With the computer, I write essays, books, and stories. I send and receive a minimal amount of important email. I do some task scheduling and some research. That’s it. I should not be using the computer to improve my computing experience. That’s along the same lines as buying an exercise bike when you can just walk or bicycle down to the store, only using the computer to improve your computing experience adds nothing to your health.
I will declare the following system for dealing with the computer:
1. Don’t change a thing that is not necessary.
2. Particularly don’t spend money on new programs.
3. Clear the email system of all listservs and company newsletters.
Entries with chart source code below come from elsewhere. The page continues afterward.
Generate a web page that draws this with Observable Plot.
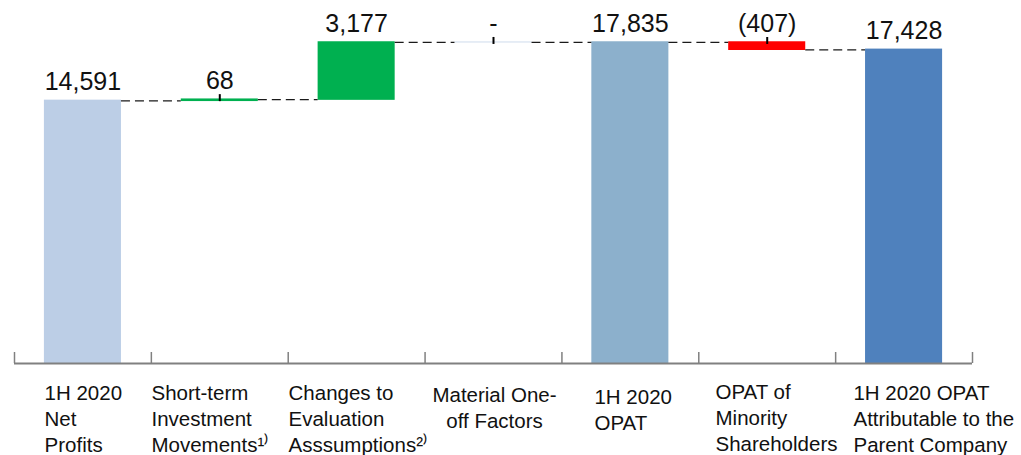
<!DOCTYPE html>
<html><head><meta charset="utf-8">
<script src="https://cdn.jsdelivr.net/npm/d3@7"></script>
<script src="https://cdn.jsdelivr.net/npm/@observablehq/plot@0.6"></script>
<style>body{margin:0;background:#fff;} svg{display:block}</style>
</head><body><div id="chart"></div>
<script>
// ---- data ----
const categories = [
  "1H 2020\nNet\nProfits",
  "Short-term\nInvestment\nMovements¹⁾",
  "Changes to\nEvaluation\nAsssumptions²⁾",
  "Material One-\noff Factors",
  "1H 2020\nOPAT",
  "OPAT of\nMinority\nShareholders",
  "1H 2020 OPAT\nAttributable to the\nParent Company"
];
const values = [14591, 68, 3177, 0, 17835, -407, 17428];
const kinds = ["total", "delta", "delta", "delta", "total", "delta", "total"];
const valueLabels = ["14,591", "68", "3,177", "-", "17,835", "(407)", "17,428"];

// ---- styles ----
const barColors = ["#bccee6", "#00b050", "#00b050", "#dce6f2", "#8cb0cc", "#ff0000", "#4f81bd"];
const W = 1021, H = 455;
const mL = 14, mR = 49, mT = 3, mB = 92;
const padIn = 0.437;
const step = (W - mL - mR) / categories.length;
const bw = step * (1 - padIn);
const labelDx = [-38.4, -68.3, -68.1, 1, -35.9, -51.7, -50.6];
const labelDy = [0, 0, 0.5, 2, 4.5, -1, 0];
const labelAnchor = ["start", "start", "start", "middle", "start", "start", "start"];
const axisGray = "#808080";

// ---- derived waterfall rows ----
let running = 0;
const rows = categories.map((c, i) => {
  let base, top;
  if (kinds[i] === "total") { base = 0; top = values[i]; }
  else { base = running; top = running + values[i]; }
  running = top;
  return {cat: c, base, top, end: running, hi: Math.max(base, top), label: valueLabels[i], color: barColors[i], kind: kinds[i], v: values[i]};
});
const connectors = rows.slice(0, -1).map((r, i) => ({from: r.cat, to: rows[i + 1].cat, level: r.end}));
const leaders = rows.filter(r => r.kind === "delta" && Math.abs(r.v) < 1000);

const labelMarks = categories.map((c, i) => Plot.text([c], {
  x: d => d, frameAnchor: "bottom", text: d => d,
  dy: 17.5 + labelDy[i], dx: labelDx[i], textAnchor: labelAnchor[i],
  lineAnchor: "top", lineHeight: 1.27, fontSize: 20.5, fill: "#111"
}));

const chart = Plot.plot({
  width: W, height: H,
  marginLeft: mL, marginRight: mR, marginTop: mT, marginBottom: mB,
  x: {domain: categories, paddingInner: padIn, paddingOuter: padIn / 2, round: false, axis: null},
  y: {domain: [0, 20000], axis: null},
  color: {type: "identity"},
  style: {fontFamily: "'Liberation Sans', Arial, sans-serif", background: "#fff", overflow: "visible"},
  marks: [
    Plot.barY(rows, {x: "cat", y1: "base", y2: "top", fill: "color", insetTop: -0.7, insetBottom: -0.7}),
    Plot.ruleY(connectors, {x1: "from", x2: "to", y: "level", stroke: "#1a1a1a", strokeWidth: 1.2, strokeDasharray: "9,5", insetLeft: bw, insetRight: bw}),
    Plot.ruleX(leaders, {x: "cat", y1: "hi", y2: "hi", insetTop: -5, insetBottom: -2, stroke: "#000", strokeWidth: 2}),
    Plot.text(rows, {x: "cat", y: "hi", text: "label", lineAnchor: "bottom", dy: -10.5, fontSize: 25, fill: "#111"}),
    Plot.ruleY([0], {stroke: axisGray, strokeWidth: 2}),
    Plot.ruleX(categories, {dx: -step / 2, insetTop: H - mT - mB - 11, stroke: axisGray, strokeWidth: 1.5}),
    Plot.ruleX([categories[categories.length - 1]], {dx: step / 2, insetTop: H - mT - mB - 11, stroke: axisGray, strokeWidth: 1.5}),
    ...labelMarks
  ]
});
document.getElementById("chart").appendChild(chart);
</script>
</body></html>
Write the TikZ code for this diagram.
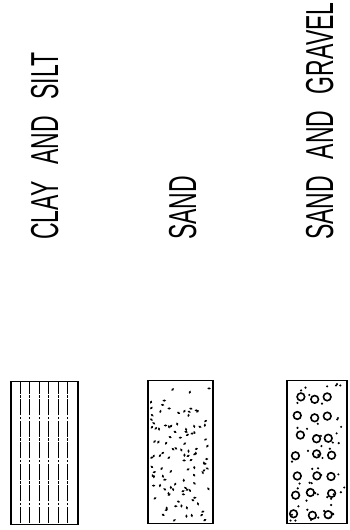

4. Check email at most once a day.
5. Check To Do lists three times a day.
6. When writing, just write.
There are a few programs that help me organize, and I am glad I bought them. I do, however, have to resist the urge to try out different programs that do the same or similar things. That is a particular temptation with the iPod, (or iPhone for you iPhone users), where new programs generally only cost a dollar or two. I downloaded “Things” for example, to use as a To Do list manager. I also bought the desktop version so I could add things with the desktop keyboard and sync them to the iPod. There are, however, several to do managers, and I keep coming across them and thinking, “hmmm, maybe that would be better.” It is almost always better to stick with what you have. Most of the time, imagined frustrations crop up only when you hear about another program that has a different feature. I am particularly prone to listen to the advice I hear on Podcasts. I have been writing in Ulysses for years, but David Sparks really likes Scrivener. I downloaded the trial version. (I should also point out that I have three manual typewriters, and when I am writing by hand, I switch around between a fountain pen, a standard pencil, and a thick pencil). Clearly, what I need is discipline in getting my work done, not new and improved version of the tools required by my work.